The fall has long been the preferred domain of filmmakers and auteurs, but this year that’s doubly so. With cast members largely prevented from promotion duties, directors — whether helming an Oscar shoo-in or superhero blockbuster — are carrying the load, albeit very reluctantly.
“I think we’re now in a new world,” DaCosta says of the strike. “Everything that’s happening is an existential search that our industry is doing. It won’t be solved in one round of negotiations. But I’m hoping that the studios can end the strike soon and get us all back to work — to work for them.”
Up until now, the ongoing stalemate has had a modest effect on late-summer movie releases. “Barbenheimer” carried theaters through August.
But now that the strikes have rounded Labor Day, with no end in sight, Hollywood’s high season is imperiled. It has already robbed the Venice Film Festival of much of its star power and will soon do the same to the Toronto International Film Festival.
Can you launch an Oscar campaign without its potential nominee? How about a global spectacle without its cast? Everyone is hoping the strikes ends soon, but it’s clear that, not long after COVID-19 upended the industry, the usual rhythms of the fall movie season have again been blown to smithereens.
Much is in flux. Taylor Swift is in. “Dune” is out. Release-date jockeying continues. But for many of the filmmakers releasing films in the coming months, even their own movies aren’t the top concern.
“This fall is such an exciting time for movies. I just want to see every movie coming out,” says Emerald Fennell, whose high-society satire “Saltburn” opens Nov. 24. “But for the industry to be sustainable — for it to be much more accessible to people, for it to be better paid for everyone at every single level – that’s the thing. That’s the priority as far as I’m concerned.”
Screenwriters have been on strike for four months. The guild’s representatives began meeting with the Alliance of Motion Picture and Television Producers, which negotiates on behalf of the studios, in August. But no breakthrough has followed. Instead, both sides have publicly sparred, dimming hopes that summer would end with a deal.

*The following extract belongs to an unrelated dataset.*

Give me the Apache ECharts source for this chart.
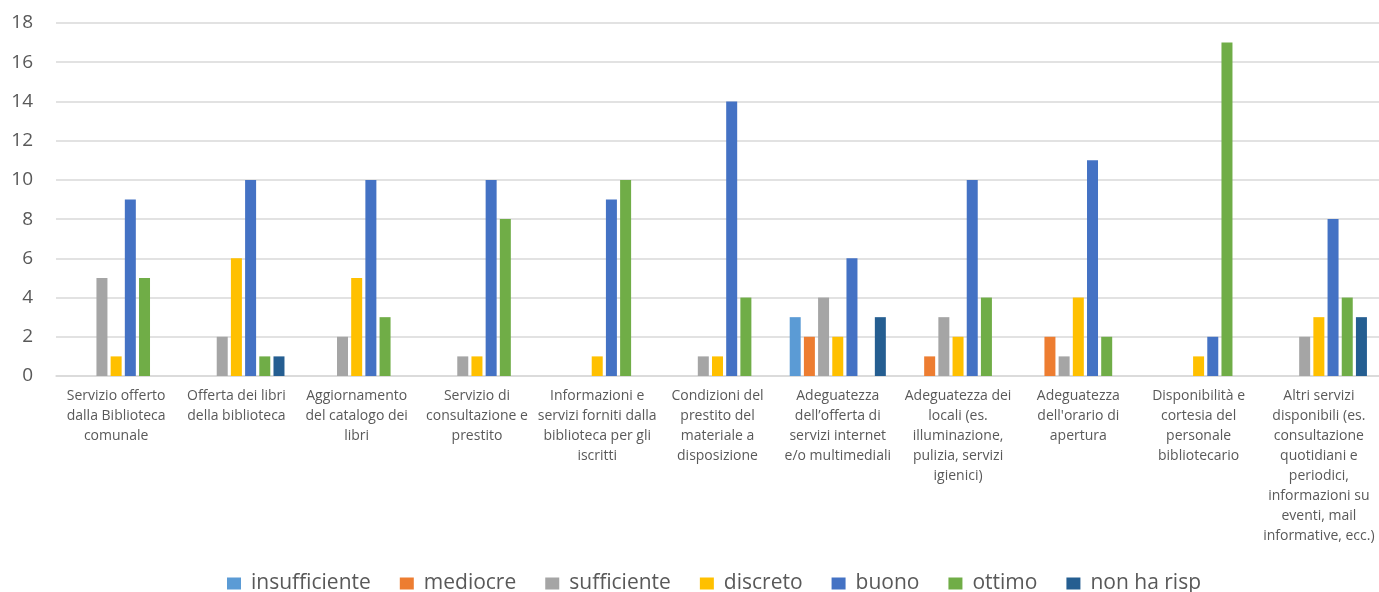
<!DOCTYPE html>
<html lang="it">
<head>
    <meta charset="UTF-8">
    <title>Gradimento servizi biblioteca</title>
    <style>
        html, body { margin: 0; padding: 0; background: #fff; }
        #chart { width: 1379px; height: 592px; }
    </style>
</head>
<body>
<div id="chart"></div>
<script src="https://cdn.jsdelivr.net/npm/echarts@6/dist/echarts.min.js"></script>
<script>
// categorie (asse x), con gli a capo come nel grafico originale
var categorie = [
  'Servizio offerto\ndalla Biblioteca\ncomunale',
  'Offerta dei libri\ndella biblioteca',
  'Aggiornamento\ndel catalogo dei\nlibri',
  'Servizio di\nconsultazione e\nprestito',
  'Informazioni e\nservizi forniti dalla\nbiblioteca per gli\niscritti',
  'Condizioni del\nprestito del\nmateriale a\ndisposizione',
  'Adeguatezza\ndell\u2019offerta di\nservizi internet\ne/o multimediali',
  'Adeguatezza dei\nlocali (es.\nilluminazione,\npulizia, servizi\nigienici)',
  'Adeguatezza\ndell\'orario di\napertura',
  'Disponibilità e\ncortesia del\npersonale\nbibliotecario',
  'Altri servizi\ndisponibili (es.\nconsultazione\nquotidiani e\nperiodici,\ninformazioni su\neventi, mail\ninformative, ecc.)'
];

var insufficiente = [0, 0, 0, 0, 0, 0, 3, 0, 0, 0, 0];
var mediocre      = [0, 0, 0, 0, 0, 0, 2, 1, 2, 0, 0];
var sufficiente   = [5, 2, 2, 1, 0, 1, 4, 3, 1, 0, 2];
var discreto      = [1, 6, 5, 1, 1, 1, 2, 2, 4, 1, 3];
var buono         = [9, 10, 10, 10, 9, 14, 6, 10, 11, 2, 8];
var ottimo        = [5, 1, 3, 8, 10, 4, 0, 4, 2, 17, 4];
var nonHaRisp     = [0, 1, 0, 0, 0, 0, 3, 0, 0, 0, 3];

var nomiSerie = ['insufficiente', 'mediocre', 'sufficiente', 'discreto', 'buono', 'ottimo', 'non ha risp'];
var colori = ['#5B9BD5', '#ED7D31', '#A5A5A5', '#FFC000', '#4472C4', '#70AD47', '#255E91'];
var valori = [insufficiente, mediocre, sufficiente, discreto, buono, ottimo, nonHaRisp];

var font = '"Open Sans", sans-serif';

var chart = echarts.init(document.getElementById('chart'));
chart.setOption({
  animation: false,
  color: colori,
  grid: {left: 56, right: -2, top: 23, bottom: 216, containLabel: false},
  legend: {
    top: 568,
    left: 222,
    itemWidth: 14,
    itemHeight: 12,
    itemGap: 29,
    icon: 'rect',
    textStyle: {fontSize: 21, color: '#595959', fontFamily: font, padding: [0, 0, 0, 5]}
  },
  xAxis: {
    type: 'category',
    data: categorie,
    axisTick: {show: false},
    axisLine: {lineStyle: {color: '#D9D9D9', width: 1.5}},
    axisLabel: {
      interval: 0,
      color: '#595959',
      fontSize: 14,
      lineHeight: 20,
      fontFamily: font,
      margin: 10
    }
  },
  yAxis: {
    type: 'value',
    min: 0,
    max: 18,
    interval: 2,
    axisLine: {show: false},
    axisTick: {show: false},
    splitLine: {lineStyle: {color: '#D9D9D9', width: 1.5}},
    axisLabel: {color: '#595959', fontSize: 19, fontFamily: font, margin: 23}
  },
  series: nomiSerie.map(function (n, i) {
    return {
      name: n,
      type: 'bar',
      data: valori[i],
      barWidth: 11,
      barGap: '29%'
    };
  })
});
</script>
</body>
</html>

The Screen Actors Guild-American Federation of Television and Radio Artists began its work stoppage on Jul 14. The AMPTP has yet to reengage the guild’s leadership in talks.
For now, the strikes are leaving festival stages unusually bare and red-carpet premieres quiet or non-existent. Such a prospect has forced some films out of 2023, including two starring Zendaya. “Dune: Part Two” and “Challengers” have both postponed, as has the “Wonder” spinoff “White Bird.”
Meanwhile, the campaigns for some potential Academy Awards contenders such as Colman Domingo (George C. Wolfe’s “Rustin”; in theaters Nov. 3, on Netflix Nov. 17) and Paul Giamatti (Alexander Payne’s “The Holdovers”; in theaters Oct. 27, expands Nov. 10) will get underway without either present to take a bow.
To Payne, whose film co-stars newcomer Dominic Sessa and Da’Vine Joy Randolph, that loss is heartbreaking.
“Unlike stage actors or musicians in concerts who get to have that feeling of completion with the audience, in film we don’t have that,” says Payne. “The only time you can kind of tiptoe up to that feeling of having a communication with an audience is at a festival or an early screening. It would have been really luscious for Paul, Dominic, Da’Vine and all the actors to go and have that rush, seeing it with audience and hear the laughs.”